▶ **Work to be completed**
Every record below should be written out exactly; pictures stay out.
————
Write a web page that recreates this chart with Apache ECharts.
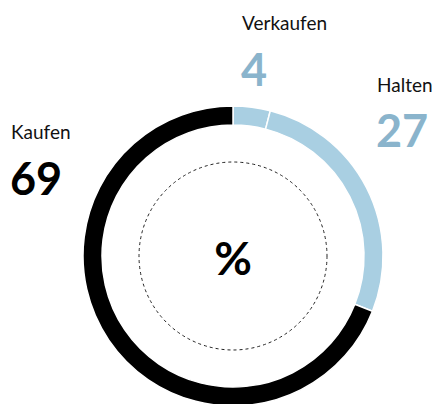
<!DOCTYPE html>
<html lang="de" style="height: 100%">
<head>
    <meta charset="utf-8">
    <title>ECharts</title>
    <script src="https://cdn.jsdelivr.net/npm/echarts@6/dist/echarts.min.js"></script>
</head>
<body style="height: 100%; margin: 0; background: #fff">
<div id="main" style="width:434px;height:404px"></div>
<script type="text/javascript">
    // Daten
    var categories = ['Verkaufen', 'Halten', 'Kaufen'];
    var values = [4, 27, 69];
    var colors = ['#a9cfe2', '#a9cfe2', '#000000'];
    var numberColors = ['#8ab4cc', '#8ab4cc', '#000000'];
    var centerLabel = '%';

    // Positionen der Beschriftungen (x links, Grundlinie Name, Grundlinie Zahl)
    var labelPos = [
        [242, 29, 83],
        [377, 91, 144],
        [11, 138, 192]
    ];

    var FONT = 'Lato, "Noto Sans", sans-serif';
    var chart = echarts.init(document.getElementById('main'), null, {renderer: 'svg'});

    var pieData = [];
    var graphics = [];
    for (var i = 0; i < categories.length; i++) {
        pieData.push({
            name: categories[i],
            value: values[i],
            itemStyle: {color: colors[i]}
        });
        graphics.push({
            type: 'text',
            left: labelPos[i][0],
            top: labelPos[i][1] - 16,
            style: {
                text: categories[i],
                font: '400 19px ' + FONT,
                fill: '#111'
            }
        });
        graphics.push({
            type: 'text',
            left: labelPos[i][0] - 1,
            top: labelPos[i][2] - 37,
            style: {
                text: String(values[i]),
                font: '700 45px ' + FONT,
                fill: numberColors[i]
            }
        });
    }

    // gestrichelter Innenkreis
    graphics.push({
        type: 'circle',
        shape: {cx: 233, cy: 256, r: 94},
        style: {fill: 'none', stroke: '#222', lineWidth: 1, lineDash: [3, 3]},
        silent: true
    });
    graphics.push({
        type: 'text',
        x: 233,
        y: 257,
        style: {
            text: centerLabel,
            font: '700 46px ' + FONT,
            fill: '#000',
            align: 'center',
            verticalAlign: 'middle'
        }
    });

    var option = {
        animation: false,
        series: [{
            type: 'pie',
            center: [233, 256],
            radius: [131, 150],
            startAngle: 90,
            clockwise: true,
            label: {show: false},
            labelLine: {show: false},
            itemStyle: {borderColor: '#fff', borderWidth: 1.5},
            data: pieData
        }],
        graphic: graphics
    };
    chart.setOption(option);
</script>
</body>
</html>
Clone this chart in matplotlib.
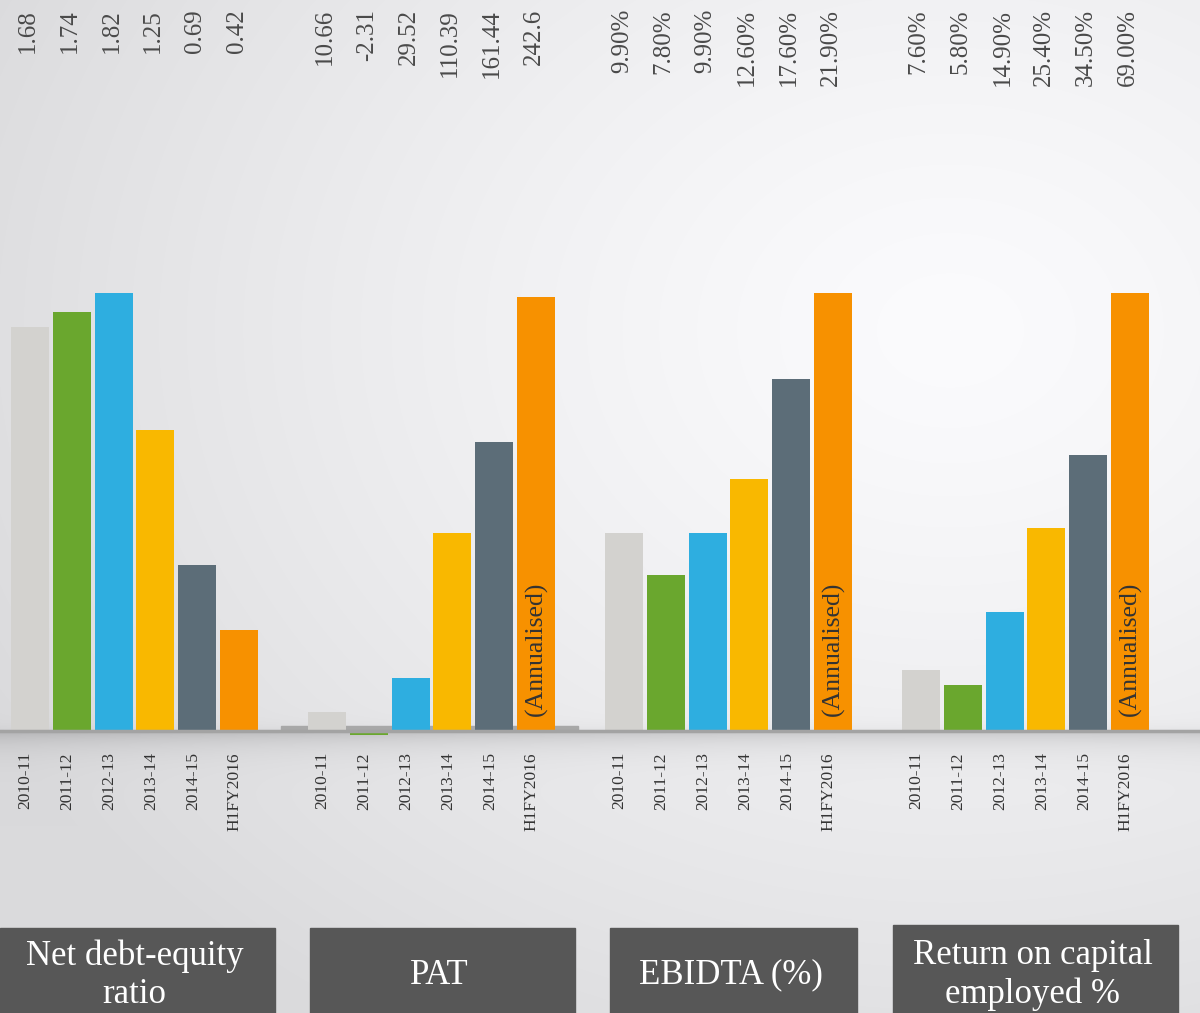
————
▶ **Finished answer**
Write a web page that recreates this chart with Apache ECharts.
<!DOCTYPE html>
<html lang="de" style="height: 100%">
<head>
    <meta charset="utf-8">
    <title>ECharts</title>
    <script src="https://cdn.jsdelivr.net/npm/echarts@6/dist/echarts.min.js"></script>
</head>
<body style="height: 100%; margin: 0; background: #fff">
<div id="main" style="width:434px;height:404px"></div>
<script type="text/javascript">
    // Daten
    var categories = ['Verkaufen', 'Halten', 'Kaufen'];
    var values = [4, 27, 69];
    var colors = ['#a9cfe2', '#a9cfe2', '#000000'];
    var numberColors = ['#8ab4cc', '#8ab4cc', '#000000'];
    var centerLabel = '%';

    // Positionen der Beschriftungen (x links, Grundlinie Name, Grundlinie Zahl)
    var labelPos = [
        [242, 29, 83],
        [377, 91, 144],
        [11, 138, 192]
    ];

    var FONT = 'Lato, "Noto Sans", sans-serif';
    var chart = echarts.init(document.getElementById('main'), null, {renderer: 'svg'});

    var pieData = [];
    var graphics = [];
    for (var i = 0; i < categories.length; i++) {
        pieData.push({
            name: categories[i],
            value: values[i],
            itemStyle: {color: colors[i]}
        });
        graphics.push({
            type: 'text',
            left: labelPos[i][0],
            top: labelPos[i][1] - 16,
            style: {
                text: categories[i],
                font: '400 19px ' + FONT,
                fill: '#111'
            }
        });
        graphics.push({
            type: 'text',
            left: labelPos[i][0] - 1,
            top: labelPos[i][2] - 37,
            style: {
                text: String(values[i]),
                font: '700 45px ' + FONT,
                fill: numberColors[i]
            }
        });
    }

    // gestrichelter Innenkreis
    graphics.push({
        type: 'circle',
        shape: {cx: 233, cy: 256, r: 94},
        style: {fill: 'none', stroke: '#222', lineWidth: 1, lineDash: [3, 3]},
        silent: true
    });
    graphics.push({
        type: 'text',
        x: 233,
        y: 257,
        style: {
            text: centerLabel,
            font: '700 46px ' + FONT,
            fill: '#000',
            align: 'center',
            verticalAlign: 'middle'
        }
    });

    var option = {
        animation: false,
        series: [{
            type: 'pie',
            center: [233, 256],
            radius: [131, 150],
            startAngle: 90,
            clockwise: true,
            label: {show: false},
            labelLine: {show: false},
            itemStyle: {borderColor: '#fff', borderWidth: 1.5},
            data: pieData
        }],
        graphic: graphics
    };
    chart.setOption(option);
</script>
</body>
</html>
Clone this chart in matplotlib.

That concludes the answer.